British band formed by David Bowie in 1971

Arnold Corns was a band, formed by David Bowie in 1971, the name of which was inspired by the Pink Floyd song "Arnold Layne".

==History==
This was one of Bowie's side projects and something of a dry run for Ziggy Stardust. The band was formed in Dulwich College and Bowie agreed to write for them. At the same time he also agreed to write for the 19-year-old designer Freddie Burretti (born: Frederick Burrett, aka Rudi Valentino). Bowie came up with the idea of combining Burretti and Arnold Corns, and with the help of the trio of Mick Ronson, Mick Woodmansey and Trevor Bolder, a revised version of Arnold Corns was created during the spring of 1971. Bowie was writing material that later became Hunky Dory, as well as songs earmarked for Burretti, and Oliver Abraham was briefly given credit for helping with the majority of the songs. Burretti as the frontman was a total fabrication.

The first session by the band, on 10 March 1971, which included "Lady Stardust", "Right on Mother" and "Moonage Daydream" was recorded at the Radio Luxembourg Studios. This was followed by a session, recorded at the Trident Studios on 4 June 1971, which included "Man in the Middle" and "Looking for a Friend".

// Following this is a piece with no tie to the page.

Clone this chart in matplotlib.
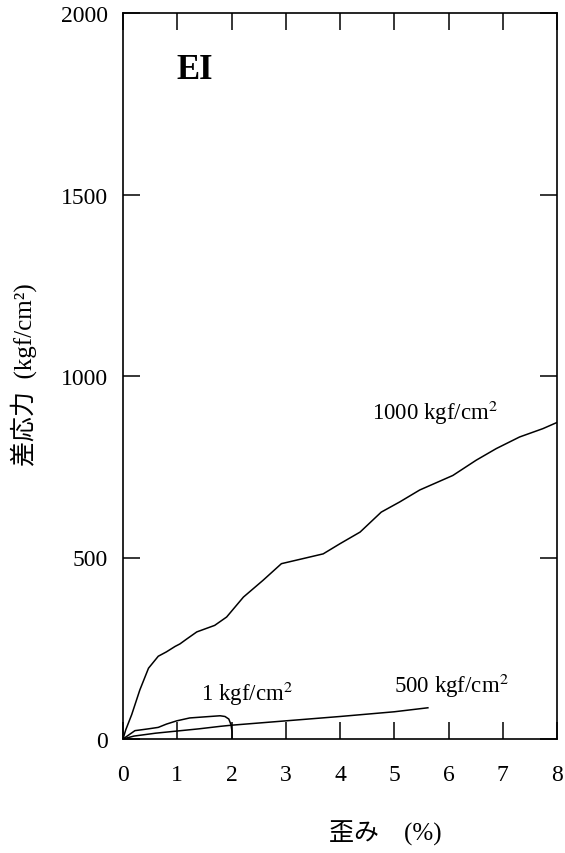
import matplotlib
matplotlib.use("Agg")
import matplotlib.pyplot as plt

plt.rcParams['font.family'] = ['Liberation Serif', 'Noto Sans CJK JP']
plt.rcParams['mathtext.fontset'] = 'stix'

# strain (%) / differential stress (kgf/cm2)
strain_1000 = [0, 0.05, 0.16, 0.31, 0.47, 0.65, 0.80, 0.96, 1.05, 1.17, 1.36, 1.69, 1.91,
               2.22, 2.58, 2.92, 3.32, 3.69, 4.0, 4.37, 4.76, 5.10, 5.47, 6.08, 6.51,
               6.88, 7.31, 7.74, 8.0]
stress_1000 = [0, 25, 67, 135, 195, 228, 240, 255, 262, 275, 295, 313, 336,
               391, 437, 483, 497, 510, 538, 570, 625, 653, 686, 726, 768,
               800, 832, 855, 872]

strain_1 = [0, 0.22, 0.47, 0.65, 0.80, 0.99, 1.23, 1.60, 1.79, 1.88, 1.95, 1.99, 2.01, 2.01]
stress_1 = [0, 23, 28, 32, 41, 50, 58, 62, 64, 62, 55, 40, 20, 0]

strain_500 = [0, 0.2, 0.6, 1.0, 1.4, 1.8, 2.0, 3.0, 4.0, 5.0, 5.62]
stress_500 = [0, 8, 16, 22, 28, 35, 38, 50, 62, 75, 86]

x_ticks = [0, 1, 2, 3, 4, 5, 6, 7, 8]
y_ticks = [0, 500, 1000, 1500, 2000]

fig = plt.figure(figsize=(5.65, 8.54), dpi=100)
ax = fig.add_axes([123/565, 1 - 740/854, 434/565, 726/854])

lw = 1.1
ax.plot(strain_1000, stress_1000, color='black', lw=lw)
ax.plot(strain_1, stress_1, color='black', lw=lw)
ax.plot(strain_500, stress_500, color='black', lw=lw)

ax.set_xlim(0, 8)
ax.set_ylim(0, 2000)
ax.set_xticks(x_ticks)
ax.set_yticks(y_ticks)
ax.tick_params(direction='in', length=12, width=1.1, top=True, right=True,
               labelsize=17, color='black')
ax.tick_params(axis='x', pad=18)
ax.tick_params(axis='y', pad=11)
for s in ax.spines.values():
    s.set_linewidth(1.2)

ax.text(1.33, 1843, 'EI', fontsize=25, fontweight='bold', ha='center', va='center')
ax.text(5.75, 902, '1000 kgf/cm$^2$', fontsize=16.5, ha='center', va='center')
ax.text(6.06, 149, '500 kgf/cm$^2$', fontsize=16.5, ha='center', va='center')
ax.text(2.29, 127, '1 kgf/cm$^2$', fontsize=16.5, ha='center', va='center')

fig.text(24/565, 1 - 375/854, '差応力  (kgf/cm²)', rotation=90, fontsize=18,
         ha='center', va='center')
fig.text(385/565, 1 - 833/854, '歪み    (%)', fontsize=18, ha='center', va='center')

fig.savefig('out.png', dpi=100)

The band's first single, "Moonage Daydream" (with a spoken intro "whenever you're ready") / "Hang On to Yourself", was released on B&C Records on 7 May 1971 and was a flop. Both these songs later reappeared on Ziggy Stardust in new versions with updated lyrics. The Arnold Corns versions appeared as bonus tracks on the Rykodisc CD re-release of The Man Who Sold the World (minus the spoken intro on "Moonage Daydream").

A second single, "Looking for a Friend" / "Man in the Middle" (vocals by Valentino), was planned but scrapped (it was released in 1985 by Krazy Kat Records). In August 1972, B&C Records issued "Hang on to Yourself" / "Man in the Middle" as the second single.

Burretti designed a number of suits with Bowie, now displayed at the Victoria and Albert Museum.

== Band members ==

- David Bowie – vocals, guitar, piano
- Freddie Burretti – vocals
- Mick Ronson – guitar
- Mark Carr-Pritchard – guitar, vocals
- Trevor Bolder – bass guitar
- Mick Woodmansey – drums

The core band members were Bowie, Carr-Pritchard (real name Mark Pritchett), bassist Peter 'Polak' DeSomogyi, and drummer Tim 'St Laurent' Broadbent.

Burretti never sang on any of their recordings. The above personnel appear on the "Moonage Daydream" / "Hang Onto Yourself" session. Ronson, Bolder and Woodmansey participated in later recording sessions.

Carr-Pritchard is the lead-vocalist on "Man in the Middle", which he reportedly wrote (though the song is attributed to Bowie).

A third vocalist heard with Bowie and Carr-Pritchard on "Looking For a Friend" is assumed to be Micky King (who recorded the Bowie composition "Rupert the Riley").